We are working with a lot of companies that are entering the connected space for the first time. These are Fortune 500, non-technology-focused companies who are leaders in their categories and sectors, but they want to integrate the “Internet of Things” into their products. What do I mean by the Internet of Things (or IoT)? Embedding products with sensors and enabling connectivity that enhances the way products are bought, used, improved and recycled.
These companies know their products better than anyone; they also know the data they want to capture. It could be, for instance, a kitchen appliance company, a materials specialist or a power tools manufacturer that wants to measure the performance of a device or how it interacts in the world. Having captured this data, the manufacturer will use this information to improve the product. So what does this mean for design? It depends on a company’s objectives; the data gathered may guide a brand’s look and feel or the manufacturing process of the final product.
We have seen large, non-tech companies come to us and initially we didn’t know why until they explained their objectives and research. It could be a sports team that wants to integrate sensors into their stadium — you can therefore track each person who gets up to buy at the concessions stand by tracking movement and sales. All this information helps to improve the experience. Of course, there are so many applications that haven’t been thought of — yet.
Companies want to integrate technology into their products to keep close to the consumer
At PCH, we take products from concept to consumer in the leanest and most efficient way possible. We like to say: “If it can be imagined, it can be made.” Working with customers, we help to conceptualise the product, as well as the product design, engineering, manufacturing, fulfilment and delivery. We’ll run a workshop with different teams in an organisation to understand its requirements and vision, from design to marketing to product departments. Companies want to integrate technology into their products to keep them ahead of the competition and close to the consumer. We operate in the experience economy. People want experiences and will pay for great experiences. Choosing, buying and owning a product should be a great experience. Look at the automotive industry — cars can now drive and park themselves. Products are becoming incredibly smart and complex, but people still want simplicity around the intelligence.

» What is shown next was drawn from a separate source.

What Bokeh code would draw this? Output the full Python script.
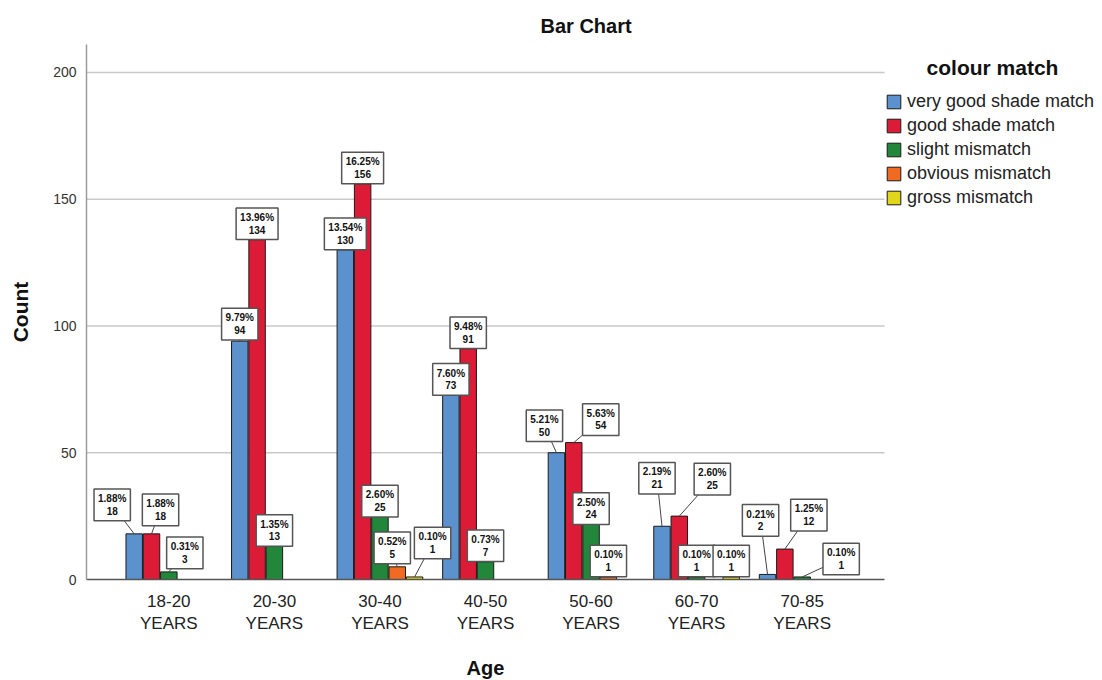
from bokeh.plotting import figure
from bokeh.models import Range1d, FixedTicker, Legend, LegendItem, Title, Label
from bokeh.core.properties import value
from bokeh.embed import file_html
from bokeh.resources import INLINE

# ---------------- data ----------------
ages = ["18-20\nYEARS", "20-30\nYEARS", "30-40\nYEARS", "40-50\nYEARS",
        "50-60\nYEARS", "60-70\nYEARS", "70-85\nYEARS"]
series = ["very good shade match", "good shade match", "slight mismatch",
          "obvious mismatch", "gross mismatch"]
very_good = [18, 94, 130, 73, 50, 21, 2]
good = [18, 134, 156, 91, 54, 25, 12]
slight = [3, 13, 25, 7, 24, 1, 1]
obvious = [0, 0, 5, 0, 1, 0, 0]
gross = [0, 0, 1, 0, 0, 1, 0]
very_good_pct = ["1.88%", "9.79%", "13.54%", "7.60%", "5.21%", "2.19%", "0.21%"]
good_pct = ["1.88%", "13.96%", "16.25%", "9.48%", "5.63%", "2.60%", "1.25%"]
slight_pct = ["0.31%", "1.35%", "2.60%", "0.73%", "2.50%", "0.10%", "0.10%"]
obvious_pct = ["", "", "0.52%", "", "0.10%", "", ""]
gross_pct = ["", "", "0.10%", "", "", "0.10%", ""]
y_ticks = [0, 50, 100, 150, 200]

# ---------------- layout / style ----------------
colors = ["#5b91cd", "#dc1c36", "#22873b", "#f16a22", "#e2d61b"]
# label box offsets (pixels: right, up) from the top centre of each bar
very_good_off = [(-22, 29), (0, 17), (0, 16), (0, 15), (-12, 27), (-5, 48), (-7, 54)]
good_off = [(9, 24), (0, 16), (0, 16), (0, 16), (27, 23), (33, 37), (24, 34)]
slight_off = [(16, 19), (0, 16), (0, 15), (0, 16), (0, 10), (0, 16), (39, 18)]
obvious_off = [None, None, (-5, 19), None, (0, 16), None, None]
gross_off = [None, None, (18, 34), None, None, (0, 16), None]

FONT = "Liberation Sans"
W, H = 1102, 680
ML, MT, MB = 86, 44, 101
AXIS_RIGHT_PX = 884          # where the category axis / grid end
X0, X_AXIS_END = -0.28, 7.28
Y0, Y1 = 0, 211
SLOT = 0.164
BAR_W = 0.156

px_x = (AXIS_RIGHT_PX - ML) / (X_AXIS_END - X0)
X_END = X0 + (W - ML) / px_x
px_y = (H - MT - MB) / (Y1 - Y0)

p = figure(width=W, height=H, x_range=Range1d(X0, X_END), y_range=Range1d(Y0, Y1),
           output_backend="svg", toolbar_location=None,
           min_border_left=ML, min_border_right=0, min_border_top=MT, min_border_bottom=MB)
p.outline_line_color = None
p.background_fill_color = "white"

p.title = Title(text="Bar Chart", align="left", offset=454, standoff=16,
                text_font=FONT, text_font_size="20px", text_font_style="bold",
                text_color="#111111")

# grid lines (only across the category area)
grid_vals = [t for t in y_ticks if t > 0]
p.segment(x0=[X0] * len(grid_vals), x1=[X_AXIS_END] * len(grid_vals), y0=grid_vals, y1=grid_vals,
          line_color="#c8c8c8", line_width=1.5)

counts_all = [very_good, good, slight, obvious, gross]
pct_all = [very_good_pct, good_pct, slight_pct, obvious_pct, gross_pct]
off_all = [very_good_off, good_off, slight_off, obvious_off, gross_off]

renderers = []
lab_x, lab_y, lab_t, seg_x0, seg_y0, seg_x1, seg_y1 = [], [], [], [], [], [], []
for s, name in enumerate(series):
    xs, tops = [], []
    for i, v in enumerate(counts_all[s]):
        if v <= 0:
            continue
        bx = i + 0.5 + (s - 2) * SLOT
        xs.append(bx)
        tops.append(v)
        dx, dy = off_all[s][i]
        lx = bx + dx / px_x
        ly = v + dy / px_y
        lab_x.append(lx)
        lab_y.append(ly)
        lab_t.append(f"{pct_all[s][i]}\n{v}")
        seg_x0.append(bx)
        seg_y0.append(v)
        seg_x1.append(lx)
        seg_y1.append(ly)
    r = p.vbar(x=xs, top=tops, bottom=0, width=BAR_W, fill_color=colors[s],
               line_color="#1a1a1a", line_width=1)
    renderers.append(r)

p.segment(x0=seg_x0, y0=seg_y0, x1=seg_x1, y1=seg_y1, line_color="#444444", line_width=1)
p.text(x=lab_x, y=lab_y, text=lab_t, text_font=value(FONT), text_font_size="10px",
       text_font_style="bold", text_align="center", text_baseline="middle",
       text_line_height=1.15, text_color="#111111",
       background_fill_color="white", border_line_color="#555555", border_line_width=1.5,
       padding=4)

# axes
p.xaxis.ticker = FixedTicker(ticks=[i + 0.5 for i in range(len(ages))])
p.xaxis.major_label_overrides = {i + 0.5: a for i, a in enumerate(ages)}
p.xaxis.bounds = (X0, X_AXIS_END)
p.yaxis.ticker = FixedTicker(ticks=y_ticks)
p.yaxis.axis_label = "Count"
for ax in (p.xaxis[0], p.yaxis[0]):
    ax.major_tick_out = 0
    ax.major_tick_in = 0
    ax.minor_tick_out = 0
    ax.minor_tick_in = 0
    ax.axis_label_text_font = FONT
    ax.axis_label_text_font_style = "bold"
    ax.axis_label_text_color = "#111111"
    ax.major_label_text_font = FONT
p.xaxis.axis_line_color = "#555555"
p.xaxis.axis_line_width = 1.5
p.xaxis.major_label_text_font_size = "17px"
p.xaxis.major_label_text_color = "#222222"
p.xaxis.major_label_standoff = 12
p.yaxis.axis_line_color = "#9a9a9a"
p.yaxis.axis_line_width = 1.5
p.yaxis.major_label_text_font_size = "14px"
p.yaxis.major_label_text_color = "#333333"
p.yaxis.major_label_standoff = 10
p.yaxis.axis_label_text_font_size = "21px"
p.yaxis.axis_label_standoff = 18

p.xgrid.visible = False
p.ygrid.visible = False

# x-axis title, centred under the category area (below the tick labels)
p.add_layout(Title(text=" ", text_font_size="2px", text_color="white", standoff=13), "below")
p.add_layout(Title(text="Age", align="left", offset=380, standoff=2,
                   text_font=FONT, text_font_size="20px", text_font_style="bold",
                   text_color="#111111"), "below")

# legend
legend = Legend(items=[LegendItem(label=n, renderers=[r]) for n, r in zip(series, renderers)],
                location=(AXIS_RIGHT_PX - ML + 1, 371), orientation="vertical",
                glyph_width=17, glyph_height=17, label_height=17, label_standoff=5,
                spacing=3, padding=0, margin=0,
                label_text_font=FONT, label_text_font_size="18px", label_text_color="#222222",
                border_line_color=None, background_fill_alpha=0)
p.add_layout(legend)
p.add_layout(Label(x=906, y=512, x_units="screen", y_units="screen", text="colour match",
                   text_font=FONT, text_font_size="21px", text_font_style="bold",
                   text_align="center", text_baseline="middle", text_color="#111111"))

open("out.html", "w").write(file_html(p, INLINE))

We’re based in San Francisco, but I spend a lot of time in China, working with manufacturers. If you look at manufacturing in the past and compare it with today, you can see that there are huge savings to be made in terms of materials and the impact on the environment by simply making products that the market wants. Not over-producing and then warehousing products that may never be sold saves energy in the manufacturing cycle, as well as shipping, storage and even recycling.
Mass customisation is a big trend. It has been talked about for many years, but the implementation is now a real possibility, whether it’s in clothing, accessories or even technology. We have systems in place today that allow you to have a fully customised, individually made product that’s unique to you and delivered in a matter of days, regardless of where you are in the world. I believe in the future that luxury is going to be in units of one — products that are made for you, whatever the scale.
Luxury is going to be in units of one - products that are made for you, whatever the scale
Despite this, I also believe that traditional retail will always have a place. A good retail experience is about curation and assembling products in a unique environment. Retail is about having an editorial approach, about how you can activate a story about a product through the way you display and present it. But things are changing. If you look to the past, manufacturers tended to sell their products through a distribution channel that was measured purely by sales. Today, we engage directly with the consumer, one on one, with the measurement becoming the activation of the device itself. People expect more of personalisation, curation and retail. And they will still want their products in the shortest time possible.
On top of all of this is the data component, which will become much more accurate and more valuable over time. In the future, we will have the opportunity to continually refine and improve the experience. All brands must have a relationship with their customers.
For example, automobiles are full of sensors. If you buy a quality car, the brand must be able to communicate with you, as well as monitor the car itself, and check that everything is working well. PCH helps to build these experiential relationships through technology, which requires knowledge and insight into all these different channels.
Last year, we bought Fab.com, a marketplace and community dedicated to showcasing the work of new designers, artists and personalities and talent, who are passionate about products. It gives us a vital insight into the approaches of both designers and consumers — it’s a shop window for what we do and what is possible, a place for start-ups, designers and tastemakers to connect with our community and make special products for them.
Everything is moving, whether it’s a product or a person. Bringing them together is part of the experience. Three years ago, you would hail a cab by hand. Now you do it via an app and only go out to the street when you know the cab is there. There’s an efficiency there when you do this hundreds of times a year. It’s the same with shipping packages — you can track an item across the world to your door. Technology promises to radically reshape not only our relationship with each other, but our relationships with the objects themselves.